IlyaGrebnov / libsais

libsais is a library for linear time suffix array, longest common prefix array and burrows wheeler transform construction based on induced sorting algorithm.
Apache License 2.0
180 stars 22 forks source link

Crash for file size close to 2GB #8

Closed wupengcheng6819 closed 2 years ago

wupengcheng6819 commented 2 years ago

As an old user looking forward to switch from libdivsufsort, I noticed libsais would crash as file size approaches 2GB (with or without giving extra space), while divsufsort won't as long as file size is strictly under 2G (210241024*1024). I wonder what is the max size doable without switching to 64-bit version.

IlyaGrebnov commented 2 years ago

The issue is likely due to 32-bit arithmetic overflow (somewhere in look-ahead / prefetch logic). Note, maximum theoretical size would be 2GB - 1 (due to EOF / sentinel symbol), but I recommend switching to libsais64 few KBs before 2GB limit. And for my own compressors (bsc and bsc-m03) I limit block size by 2047 MB.

wupengcheng6819 commented 2 years ago

As it turns out, the program crashes only with extra space. In my case, the file size is 2047MB, which runs fine with 0 extra space; The extra space size is around 1G when it crashes, and the debug error message is:

Program received signal SIGSEGV, Segmentation fault. 0x00000000004098bd in libsais_compact_unique_and_nonunique_lms_suffixes_32s ()

IlyaGrebnov commented 2 years ago

Thank you. Now I know where problem is. n + fs value is overflowing signed 32-bit integer. I will add fix for this in next few days by capping fs parameter values to correct range.

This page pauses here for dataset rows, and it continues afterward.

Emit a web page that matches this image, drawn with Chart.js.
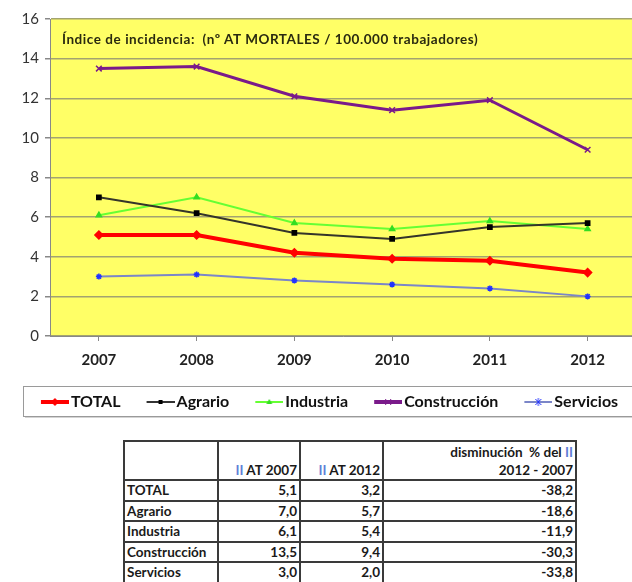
<!DOCTYPE html>
<html>
<head>
<meta charset="utf-8">
<script src="https://cdn.jsdelivr.net/npm/chart.js@4.4.1/dist/chart.umd.min.js"></script>
<style>
    html, body { margin: 0; padding: 0; background: #fff; width: 632px; height: 582px; overflow: hidden; }
    #wrap { position: absolute; left: 0; top: 0; width: 642px; height: 420px; }
    #plotTitle { position: absolute; left: 62px; top: 31px; z-index: 2; font: bold 13.5px Lato, sans-serif; letter-spacing: 0.55px; color: #2a2a10; white-space: pre; }
    #tbl { position: absolute; left: 123px; top: 440px; border-collapse: collapse; font: bold 13.5px Lato, sans-serif; color: #1a1a1a; }
    #tbl td { border: 2px solid #3a3a3a; padding: 0 2px; height: 18.5px; line-height: 18px; text-align: right; }
    #tbl td.name { text-align: left; }
    #tbl tr.head td { height: 37px; vertical-align: bottom; line-height: 18px; }
    #tbl .ii { color: #5f7fd6; }
</style>
</head>
<body>
<div id="wrap"><canvas id="chart"></canvas></div>
<div id="plotTitle">Índice de incidencia:  (nº AT MORTALES / 100.000 trabajadores)</div>
<table id="tbl"></table>
<script>
// chart data
const years = ['2007', '2008', '2009', '2010', '2011', '2012'];
const total = [5.1, 5.1, 4.2, 3.9, 3.8, 3.2];
const agrario = [7.0, 6.2, 5.2, 4.9, 5.5, 5.7];
const industria = [6.1, 7.0, 5.7, 5.4, 5.8, 5.4];
const construccion = [13.5, 13.6, 12.1, 11.4, 11.9, 9.4];
const servicios = [3.0, 3.1, 2.8, 2.6, 2.4, 2.0];

// table data
const tableRows = ['TOTAL', 'Agrario', 'Industria', 'Construcción', 'Servicios'];
const ii2007 = ['5,1', '7,0', '6,1', '13,5', '3,0'];
const ii2012 = ['3,2', '5,7', '5,4', '9,4', '2,0'];
const disminucion = ['-38,2', '-18,6', '-11,9', '-30,3', '-33,8'];

// build the table
const tbl = document.getElementById('tbl');
let html = '<tr class="head"><td style="width:88px"></td>' +
    '<td style="width:76px"><span class="ii">II</span> AT 2007</td>' +
    '<td style="width:77px"><span class="ii">II</span> AT 2012</td>' +
    '<td style="width:187px">disminución&nbsp; % del <span class="ii">II</span><br>2012 - 2007</td></tr>';
tableRows.forEach((name, i) => {
    html += '<tr><td class="name">' + name + '</td><td>' + ii2007[i] + '</td><td>' +
        ii2012[i] + '</td><td>' + disminucion[i] + '</td></tr>';
});
tbl.innerHTML = html;

// little line+marker icons for the legend (left part left empty on purpose)
function legendIcon(color, lineWidth, marker, markerColor) {
    const c = document.createElement('canvas');
    c.width = 38;
    c.height = 12;
    const g = c.getContext('2d');
    g.strokeStyle = color;
    g.lineWidth = lineWidth;
    g.beginPath();
    g.moveTo(10, 6);
    g.lineTo(38, 6);
    g.stroke();
    g.fillStyle = markerColor;
    g.strokeStyle = markerColor;
    g.lineWidth = 1;
    g.beginPath();
    const m = 24;
    if (marker === 'rectRot') {
        g.moveTo(m, 2); g.lineTo(m + 4, 6); g.lineTo(m, 10); g.lineTo(m - 4, 6); g.closePath(); g.fill();
    } else if (marker === 'rect') {
        g.fillRect(m - 2, 4, 4, 4);
    } else if (marker === 'triangle') {
        g.moveTo(m, 3); g.lineTo(m + 3, 8); g.lineTo(m - 3, 8); g.closePath(); g.fill();
    } else if (marker === 'crossRot') {
        g.moveTo(m - 3, 3); g.lineTo(m + 3, 9); g.moveTo(m + 3, 3); g.lineTo(m - 3, 9); g.stroke();
    } else {
        g.moveTo(m - 3, 3); g.lineTo(m + 3, 9); g.moveTo(m + 3, 3); g.lineTo(m - 3, 9);
        g.moveTo(m, 2); g.lineTo(m, 10); g.stroke();
    }
    return c;
}

const legendIcons = [
    legendIcon('#ff0000', 4, 'rectRot', '#ff0000'),
    legendIcon('#333333', 2, 'rect', '#000000'),
    legendIcon('#66ff33', 2, 'triangle', '#33dd22'),
    legendIcon('#7a1a8a', 4, 'crossRot', '#7a1a8a'),
    legendIcon('#7b86c8', 2, 'star', '#2233ff')
];

// yellow plot background + frame behind the legend
const backdrop = {
    id: 'backdrop',
    afterLayout(chart) {
        // nudge the legend row a bit to the right, like the original
        chart.legend.left += 7;
        chart.legend.right += 7;
    },
    beforeDraw(chart) {
        const a = chart.chartArea;
        const ctx = chart.ctx;
        ctx.save();
        ctx.fillStyle = '#ffff66';
        ctx.fillRect(a.left, a.top, a.right - a.left, a.bottom - a.top);

        const top = 386;
        const h = 30;
        ctx.fillStyle = '#d4d4d4';
        ctx.fillRect(25, top + 2, 640, h);
        ctx.fillStyle = '#fff';
        ctx.fillRect(23, top, 640, h);
        ctx.strokeStyle = '#9a9a9a';
        ctx.lineWidth = 1;
        ctx.strokeRect(23.5, top + 0.5, 640, h);
        ctx.restore();
    }
};

function lineSet(label, data, color, width, marker, markerColor, radius) {
    return {
        label: label,
        data: data,
        borderColor: color,
        backgroundColor: markerColor,
        borderWidth: width,
        pointStyle: marker,
        pointRadius: radius,
        pointBorderColor: markerColor,
        pointBackgroundColor: markerColor,
        pointBorderWidth: 1.5,
        tension: 0
    };
}

const chart = new Chart(document.getElementById('chart'), {
    type: 'line',
    data: {
        labels: years,
        datasets: [
            lineSet('TOTAL', total, '#ff0000', 4, 'rectRot', '#ff0000', 4),
            lineSet('Agrario', agrario, '#35352a', 2, 'rect', '#000000', 3),
            lineSet('Industria', industria, '#66ff33', 2, 'triangle', '#33dd22', 3),
            lineSet('Construcción', construccion, '#7a1a8a', 3, 'crossRot', '#7a1a8a', 4),
            lineSet('Servicios', servicios, '#7b86c8', 2, 'star', '#2233ff', 3)
        ]
    },
    options: {
        responsive: true,
        maintainAspectRatio: false,
        animation: false,
        layout: { padding: { left: 0, right: 1, top: 19, bottom: 0 } },
        plugins: {
            title: { display: false },
            tooltip: { enabled: false },
            legend: {
                position: 'bottom',
                labels: {
                    usePointStyle: true,
                    pointStyleWidth: 26,
                    padding: 22,
                    color: '#111',
                    font: { family: 'Lato', size: 16, weight: 'bold' },
                    generateLabels: function(chart) {
                        const items = Chart.defaults.plugins.legend.labels.generateLabels(chart);
                        items.forEach((item, i) => { item.pointStyle = legendIcons[i]; });
                        return items;
                    }
                }
            }
        },
        scales: {
            x: {
                offset: true,
                grid: { drawOnChartArea: false, tickLength: 5, color: '#888' },
                border: { color: '#888' },
                ticks: {
                    padding: 10,
                    color: '#222',
                    font: { family: 'Lato', size: 15, weight: 'bold' }
                },
                afterFit(scale) { scale.height = 36; }
            },
            y: {
                min: 0,
                max: 16,
                grid: { color: '#a3a370', lineWidth: 1.5, tickLength: 5, tickColor: '#888' },
                border: { color: '#888' },
                ticks: {
                    stepSize: 2,
                    padding: 6,
                    color: '#333',
                    font: { family: 'Lato', size: 15 }
                },
                afterFit(scale) { scale.width = 50; }
            }
        }
    },
    plugins: [backdrop]
});
</script>
</body>
</html>
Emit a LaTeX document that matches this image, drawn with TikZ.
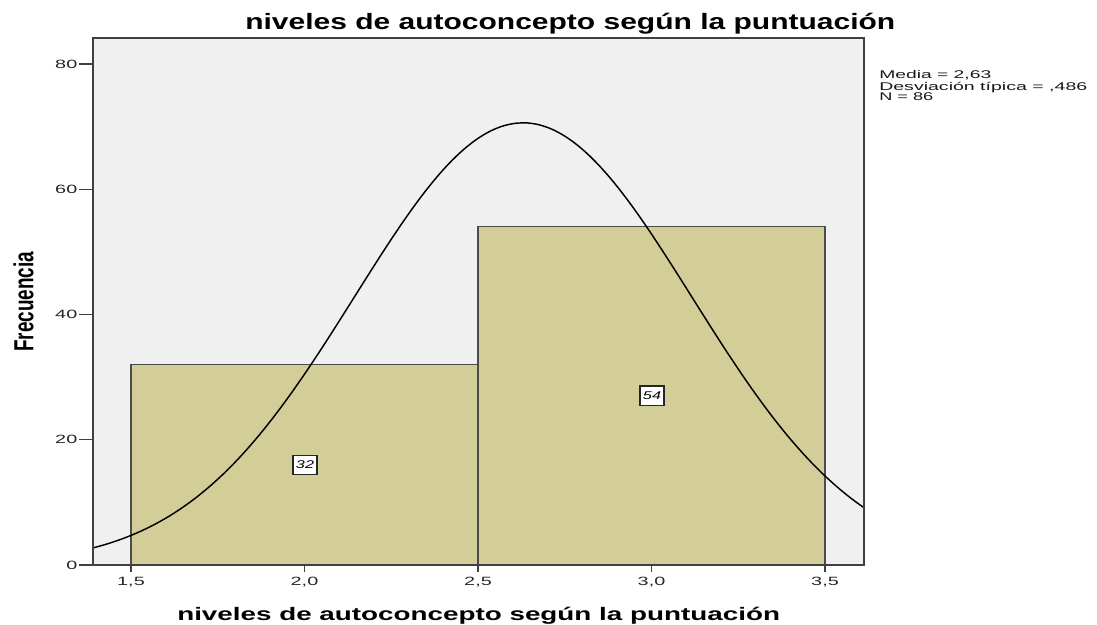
\documentclass[tikz,border=0pt]{standalone}
\usepackage{fontspec}
\usepackage{graphicx}
\setmainfont{Liberation Sans}
\begin{document}
\begin{tikzpicture}[x=0.75pt,y=-0.75pt,
  axisline/.style={draw=black!75,line width=1.1pt},
  barbox/.style={fill=barfill,draw=black!70,line width=1pt},
  tickmark/.style={draw=black!75,line width=1pt},
  ticklab/.style={font=\fontsize{9}{10}\selectfont,text=black!85,inner sep=0pt},
  countbox/.style={fill=white,draw=black!85,line width=1pt,inner sep=0pt,font=\fontsize{8.4}{9}\selectfont\itshape,minimum width=18pt,minimum height=14.5pt},
  statlab/.style={anchor=base west,inner sep=0pt,font=\fontsize{8.4}{9}\selectfont,text=black!90}
]
\definecolor{barfill}{RGB}{211,206,152}
\definecolor{plotbg}{RGB}{240,240,240}
\useasboundingbox (0,0) rectangle (1097,625);
% plot background
\fill[plotbg] (93,38) rectangle (864,565);
% bars
\draw[barbox] (131,565) rectangle (478,364.6);
\draw[barbox] (478,565) rectangle (825,226.8);
% normal curve
\draw[black,line width=1.1pt] plot[domain=1.39:3.612,samples=150,smooth]
  ({131+(\x-1.5)*347},{565-6.2625*70.59*exp(-((\x-2.63)^2)/(2*0.486*0.486))});
% frame
\draw[axisline] (93,565) -- (93,38) -- (864,38) -- (864,565) -- cycle;
% y ticks
\foreach \v/\t in {0/0,20/20,40/40,60/60,80/80}{
  \coordinate (yt\v) at (93,{565-6.2625*\v});
  \draw[tickmark] (yt\v) -- ++(-14,0);
  \node[ticklab,anchor=east] (ytl\v) at ([xshift=-11.6pt]yt\v) {\scalebox{1.65}[1]{\t}};
}
% x ticks
\foreach \i/\v/\t in {1/1.5/{1,5},2/2.0/{2,0},3/2.5/{2,5},4/3.0/{3,0},5/3.5/{3,5}}{
  \coordinate (xt\i) at ({131+(\v-1.5)*347},565);
  \draw[tickmark] (xt\i) -- ++(0,7);
  \node[ticklab,anchor=north] (xtl\i) at ([yshift=-9pt]xt\i) {\scalebox{1.65}[1]{\t}};
}
% count labels
\node[countbox] (c32) at (305,465) {\scalebox{1.45}[1]{32}};
\node[countbox] (c54) at (652,395.5) {\scalebox{1.45}[1]{54}};
% titles
\node[anchor=base west,inner sep=0pt] (title) at (245,29)
  {\resizebox{487.5pt}{\height}{\fontsize{16.7}{18}\selectfont\bfseries niveles de autoconcepto según la puntuación}};
\node[anchor=base west,inner sep=0pt] (xlab) at (177,620)
  {\resizebox{452pt}{\height}{\fontsize{13.6}{15}\selectfont\bfseries niveles de autoconcepto según la puntuación}};
\node[anchor=base,inner sep=0pt,rotate=90] (ylab) at (33.3,301.7)
  {\resizebox{75pt}{15pt}{\fontsize{14}{16}\selectfont\bfseries Frecuencia}};
% stats
\node[statlab] (st1) at (879,78.3) {\resizebox{84pt}{\height}{Media = 2,63}};
\node[statlab] (st2) at (879,90) {\resizebox{156pt}{\height}{Desviación típica = ,486}};
\node[statlab] (st3) at (879,100.7) {\resizebox{40.5pt}{\height}{N = 86}};
\end{tikzpicture}
\end{document}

That said, for large files (>100MB) you typically do not need any extra free space as libsais should be able to carve enough unused space inside suffix array itself.

IlyaGrebnov commented 2 years ago

Fixed in 2.6.5 (Capped free space parameter to avoid crashing due to 32-bit integer overflow).

wupengcheng6819 commented 2 years ago

Thanks for the fix and worked like a charm!